__Description of the task__
In your copy, leave out the pictures; write out all the data exactly.

begin

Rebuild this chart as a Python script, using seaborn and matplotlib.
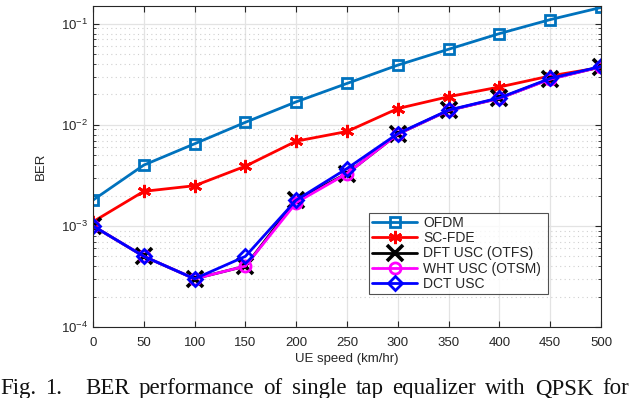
import matplotlib

matplotlib.use("Agg")
import matplotlib.pyplot as plt
import numpy as np
import pandas as pd
import seaborn as sns
from matplotlib.ticker import LogLocator, NullFormatter

speed = [0, 50, 100, 150, 200, 250, 300, 350, 400, 450, 500]
ofdm = [0.0018, 0.0040, 0.0065, 0.0106, 0.0169, 0.0257, 0.039, 0.056, 0.080, 0.110, 0.145]
scfde = [0.0011, 0.0022, 0.0025, 0.0039, 0.0069, 0.0086, 0.0145, 0.019, 0.0237, 0.0305, 0.037]
dft_usc = [0.0010, 0.0005, 0.0003, 0.0004, 0.0018, 0.0033, 0.0081, 0.0139, 0.0183, 0.0285, 0.0375]
wht_usc = [0.0010, 0.0005, 0.0003, 0.0004, 0.0017, 0.0033, 0.0081, 0.0139, 0.0183, 0.0283, 0.0375]
dct_usc = [0.0010, 0.0005, 0.0003, 0.0005, 0.0018, 0.0037, 0.0082, 0.0140, 0.0185, 0.0288, 0.0378]

series = [
    ("OFDM", ofdm, "#0072BD", "s", 6.5),
    ("SC-FDE", scfde, "#FF0000", (6, 2, 0), 9.5),
    ("DFT USC (OTFS)", dft_usc, "#000000", "x", 11),
    ("WHT USC (OTSM)", wht_usc, "#FF00FF", "o", 8),
    ("DCT USC", dct_usc, "#0000FF", "D", 7.5),
]

caption_words = ["Fig.", "1.", "BER", "performance", "of", "single", "tap",
                 "equalizer", "with", "QPSK", "for"]

sns.set_style("ticks")
plt.rcParams["font.family"] = ["Liberation Sans", "DejaVu Sans"]
plt.rcParams["mathtext.fontset"] = "custom"
plt.rcParams["mathtext.rm"] = "Liberation Sans"

fig = plt.figure(figsize=(6.3, 3.98), dpi=100)
ax = fig.add_axes([93 / 630, 1 - 327 / 398, 508 / 630, 321 / 398])

for name, vals, color, marker, ms in series:
    df = pd.DataFrame({"speed": speed, "ber": vals})
    mfc = color if name == "SC-FDE" else "none"
    mew = 2.6 if name == "DFT USC (OTFS)" else 2.0
    sns.lineplot(data=df, x="speed", y="ber", ax=ax, color=color, label=name,
                 marker=marker, markersize=ms, markerfacecolor=mfc,
                 markeredgecolor=color, markeredgewidth=mew, linewidth=2.0)

ax.set_yscale("log")
ax.set_xlim(0, 500)
ax.set_ylim(1e-4, 0.15)
ax.set_xticks(np.arange(0, 501, 50))
ax.yaxis.set_major_locator(LogLocator(base=10, numticks=10))
ax.yaxis.set_minor_locator(LogLocator(base=10, subs=np.arange(2, 10), numticks=10))
ax.yaxis.set_minor_formatter(NullFormatter())

ax.grid(True, which="major", color="#e3e3e3", linewidth=0.9, linestyle="-")
ax.grid(True, which="minor", axis="y", color="#d0d0d0", linewidth=0.8, linestyle=(0, (1, 3)))
ax.set_axisbelow(True)

ax.tick_params(which="both", direction="in", top=True, right=True, colors="#262626",
               labelsize=9.5, length=4)
ax.tick_params(axis="x", pad=7)
ax.tick_params(which="minor", length=2)
for sp in ax.spines.values():
    sp.set_color("#262626")
    sp.set_linewidth(0.8)

ax.set_xlabel("UE speed (km/hr)", fontsize=9.5, color="#262626", labelpad=3)
ax.set_ylabel("BER", fontsize=9.5, color="#262626", labelpad=10)

leg = ax.legend(loc="lower left", bbox_to_anchor=(0.543, 0.103, 0.352, 0.252),
                mode="expand", fontsize=10, handlelength=3.3, frameon=True,
                fancybox=False, edgecolor="#262626", borderpad=0.2,
                labelspacing=0.1, handletextpad=0.4, borderaxespad=0)
leg.get_frame().set_linewidth(0.8)

# justified caption line, spread across the full width like the paper
texts = [fig.text(0, 1 - 394 / 398, w, fontsize=16.5, family="Liberation Serif",
                  ha="left", va="baseline", color="#111111") for w in caption_words]
renderer = fig.canvas.get_renderer()
widths = [t.get_window_extent(renderer).width for t in texts]
extra = 14  # wider gap after "Fig. 1."
gap = (629 - sum(widths) - extra) / (len(texts) - 1)
x = 0.0
for i, (t, w) in enumerate(zip(texts, widths)):
    t.set_x(x / 630)
    x += w + gap + (extra if i == 1 else 0)

fig.savefig("out.png", dpi=100)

end

__Answer to this exercise__
Rebuild this chart as a Python script, using seaborn and matplotlib.
import matplotlib

matplotlib.use("Agg")
import matplotlib.pyplot as plt
import numpy as np
import pandas as pd
import seaborn as sns
from matplotlib.ticker import LogLocator, NullFormatter

speed = [0, 50, 100, 150, 200, 250, 300, 350, 400, 450, 500]
ofdm = [0.0018, 0.0040, 0.0065, 0.0106, 0.0169, 0.0257, 0.039, 0.056, 0.080, 0.110, 0.145]
scfde = [0.0011, 0.0022, 0.0025, 0.0039, 0.0069, 0.0086, 0.0145, 0.019, 0.0237, 0.0305, 0.037]
dft_usc = [0.0010, 0.0005, 0.0003, 0.0004, 0.0018, 0.0033, 0.0081, 0.0139, 0.0183, 0.0285, 0.0375]
wht_usc = [0.0010, 0.0005, 0.0003, 0.0004, 0.0017, 0.0033, 0.0081, 0.0139, 0.0183, 0.0283, 0.0375]
dct_usc = [0.0010, 0.0005, 0.0003, 0.0005, 0.0018, 0.0037, 0.0082, 0.0140, 0.0185, 0.0288, 0.0378]

series = [
    ("OFDM", ofdm, "#0072BD", "s", 6.5),
    ("SC-FDE", scfde, "#FF0000", (6, 2, 0), 9.5),
    ("DFT USC (OTFS)", dft_usc, "#000000", "x", 11),
    ("WHT USC (OTSM)", wht_usc, "#FF00FF", "o", 8),
    ("DCT USC", dct_usc, "#0000FF", "D", 7.5),
]

caption_words = ["Fig.", "1.", "BER", "performance", "of", "single", "tap",
                 "equalizer", "with", "QPSK", "for"]

sns.set_style("ticks")
plt.rcParams["font.family"] = ["Liberation Sans", "DejaVu Sans"]
plt.rcParams["mathtext.fontset"] = "custom"
plt.rcParams["mathtext.rm"] = "Liberation Sans"

fig = plt.figure(figsize=(6.3, 3.98), dpi=100)
ax = fig.add_axes([93 / 630, 1 - 327 / 398, 508 / 630, 321 / 398])

for name, vals, color, marker, ms in series:
    df = pd.DataFrame({"speed": speed, "ber": vals})
    mfc = color if name == "SC-FDE" else "none"
    mew = 2.6 if name == "DFT USC (OTFS)" else 2.0
    sns.lineplot(data=df, x="speed", y="ber", ax=ax, color=color, label=name,
                 marker=marker, markersize=ms, markerfacecolor=mfc,
                 markeredgecolor=color, markeredgewidth=mew, linewidth=2.0)

ax.set_yscale("log")
ax.set_xlim(0, 500)
ax.set_ylim(1e-4, 0.15)
ax.set_xticks(np.arange(0, 501, 50))
ax.yaxis.set_major_locator(LogLocator(base=10, numticks=10))
ax.yaxis.set_minor_locator(LogLocator(base=10, subs=np.arange(2, 10), numticks=10))
ax.yaxis.set_minor_formatter(NullFormatter())

ax.grid(True, which="major", color="#e3e3e3", linewidth=0.9, linestyle="-")
ax.grid(True, which="minor", axis="y", color="#d0d0d0", linewidth=0.8, linestyle=(0, (1, 3)))
ax.set_axisbelow(True)

ax.tick_params(which="both", direction="in", top=True, right=True, colors="#262626",
               labelsize=9.5, length=4)
ax.tick_params(axis="x", pad=7)
ax.tick_params(which="minor", length=2)
for sp in ax.spines.values():
    sp.set_color("#262626")
    sp.set_linewidth(0.8)

ax.set_xlabel("UE speed (km/hr)", fontsize=9.5, color="#262626", labelpad=3)
ax.set_ylabel("BER", fontsize=9.5, color="#262626", labelpad=10)

leg = ax.legend(loc="lower left", bbox_to_anchor=(0.543, 0.103, 0.352, 0.252),
                mode="expand", fontsize=10, handlelength=3.3, frameon=True,
                fancybox=False, edgecolor="#262626", borderpad=0.2,
                labelspacing=0.1, handletextpad=0.4, borderaxespad=0)
leg.get_frame().set_linewidth(0.8)

# justified caption line, spread across the full width like the paper
texts = [fig.text(0, 1 - 394 / 398, w, fontsize=16.5, family="Liberation Serif",
                  ha="left", va="baseline", color="#111111") for w in caption_words]
renderer = fig.canvas.get_renderer()
widths = [t.get_window_extent(renderer).width for t in texts]
extra = 14  # wider gap after "Fig. 1."
gap = (629 - sum(widths) - extra) / (len(texts) - 1)
x = 0.0
for i, (t, w) in enumerate(zip(texts, widths)):
    t.set_x(x / 630)
    x += w + gap + (extra if i == 1 else 0)

fig.savefig("out.png", dpi=100)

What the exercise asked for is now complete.